At the start of the 20th century, modern art became difficult, ugly and argumentative and the money began to lag behind. It would take a generation to catch up. Today living artists are in demand and are as successful as dead ones. There is an exponential market driven by the available cash. Charles Saatchi’s free website Your Gallery has thousands of artists, hundreds of thousands of pictures and more than 3m hits a day. Art is not just predicting the zeitgeist; it is the zeitgeist.
A gallery owner said: “You can’t put this booming market down to the snobbery and vanity of rich people or just as investment. There is at the moment a feeling that art more profoundly and emotionally reflects and explains what it is like to be alive here and now than any other cultural form. More than books or films or music, modern art is a collective portrait of who we are. These saleroom catalogues are our family albums.”
Doig may have the record for the amount paid to a living artist — but the greatest amount made over the price estimate last week was, I must modestly tell you, mine.
I had a painting of Stalin that I bought for 200-odd quid. It used to hang over my desk as an aid to hard work. I offered it to Christie’s to sell without reserve in its cheap and cheerful midweek sale — it refused, saying it didn’t deal in Hitler or Stalin.
So I called Damien Hirst and asked if he would paint a red nose on it — which he did and signed it.
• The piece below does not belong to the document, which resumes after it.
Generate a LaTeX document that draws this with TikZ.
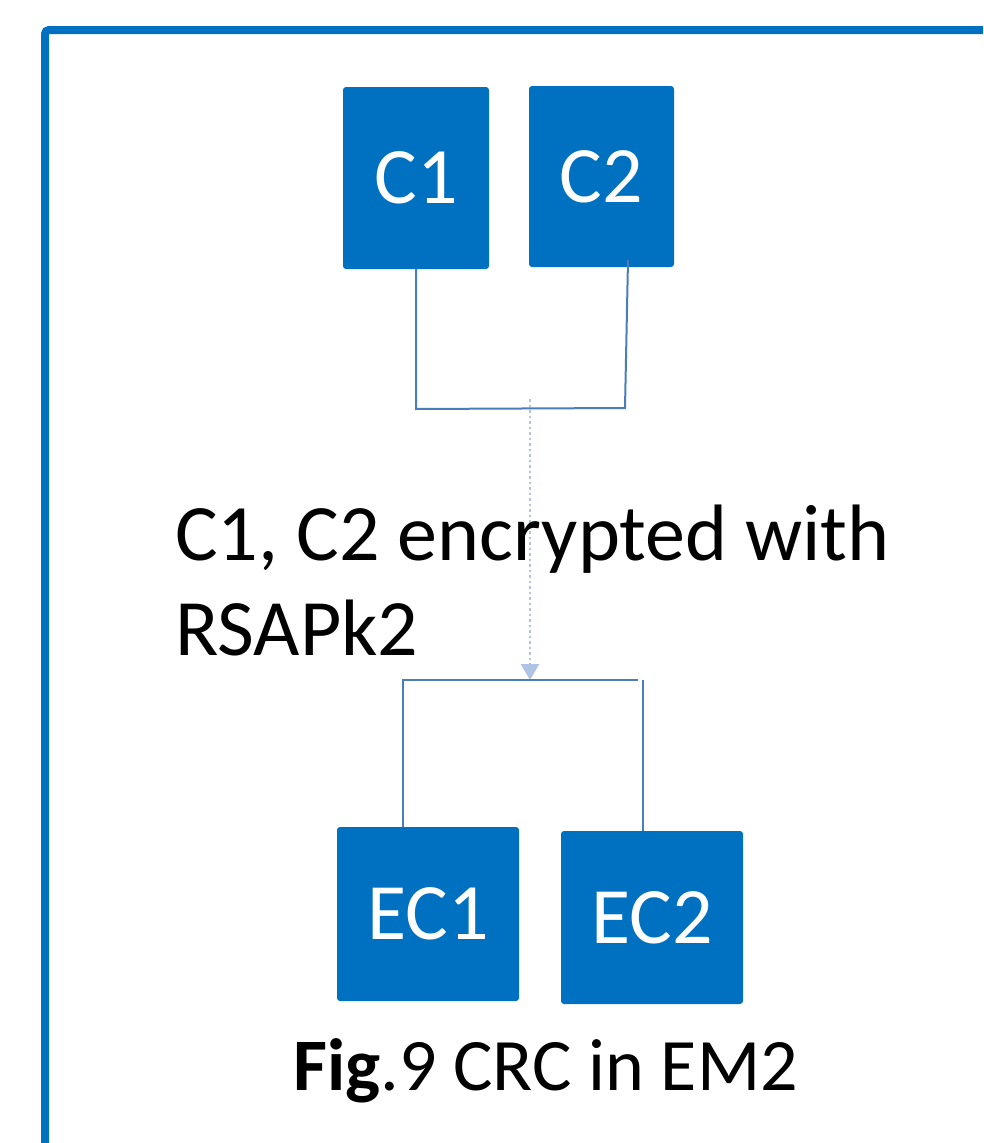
\documentclass[tikz,border=0pt]{standalone}
\usepackage{fontspec}
\setmainfont{Carlito}
\usetikzlibrary{arrows.meta}
\definecolor{boxblue}{HTML}{0070C0}
\definecolor{linkblue}{HTML}{4A7EBB}
\definecolor{dotblue}{HTML}{AFC4E5}
\tikzset{
  blk/.style={fill=boxblue, draw=none, rounded corners=3pt, text=white, inner sep=0pt,
    font=\fontsize{80}{80}\selectfont},
  conn/.style={draw=linkblue, line width=2pt},
  dotarrow/.style={draw=dotblue, line width=2.5pt, dash pattern=on 2.5pt off 3pt,
    -{Triangle[width=18pt,length=16pt,fill=dotblue]}},
}
\begin{document}
\begin{tikzpicture}[x=1pt,y=-1pt]
\useasboundingbox (0,0) rectangle (983,1143);
\clip (0,0) rectangle (983,1143);
\fill[white] (0,0) rectangle (983,1143);
% frame
\draw[boxblue, line width=8pt, rounded corners=4pt] (45,1200) -- (45,30) -- (1050,30);
% boxes
\node[blk, minimum width=146pt, minimum height=182pt] (C1) at (416,178) {C1};
\node[blk, minimum width=145pt, minimum height=181pt] (C2) at (601.5,176.5) {C2};
\node[blk, minimum width=182pt, minimum height=174pt] (EC1) at (428,914) {EC1};
\node[blk, minimum width=182pt, minimum height=173pt] (EC2) at (652,917.5) {EC2};
% top bracket
\coordinate (t1) at (416,409);
\coordinate (t2) at (625,408);
\coordinate (c2in) at (628,260);
\draw[conn] (C1.south) -- (t1) -- (t2) -- (c2in);
% dotted arrow
\coordinate (ds) at (530,399);
\coordinate (de) at (530,680);
\draw[dotarrow] (ds) -- (de);
% bottom bracket
\coordinate (b1) at (403,827);
\coordinate (b2) at (403,680);
\coordinate (b3) at (638,680);
\coordinate (b4) at (643,680);
\coordinate (b5) at (643,831);
\draw[conn] (b1) -- (b2) -- (b3);
\draw[conn] (b4) -- (b5);
% label
\node[anchor=base west, align=left, inner sep=0pt, font=\fontsize{80}{95}\selectfont] (lbl) at (175,655)
  {C1, C2 encrypted with\\RSAPk2};
% caption
\node[anchor=base west, inner sep=0pt, font=\fontsize{74}{74}\selectfont] (cap) at (293,1090)
  {\textbf{Fig}.9 CRC in EM2};
\end{tikzpicture}
\end{document}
Together we consigned it to Sotheby’s on behalf of Red Nose Day. The estimate was £8,000 to £12,000, not a bad mark-up. But after ferocious cutthroat bidding and some heroic auctioneering, the hammer fell at £140,000.
There was a round of applause that did surprise the market. It was bought by an Italian lady. When they told Damien, who is in California preparing a show, he simply texted back “F*** me”.
Which could stand as an appropriate observation for the whole week.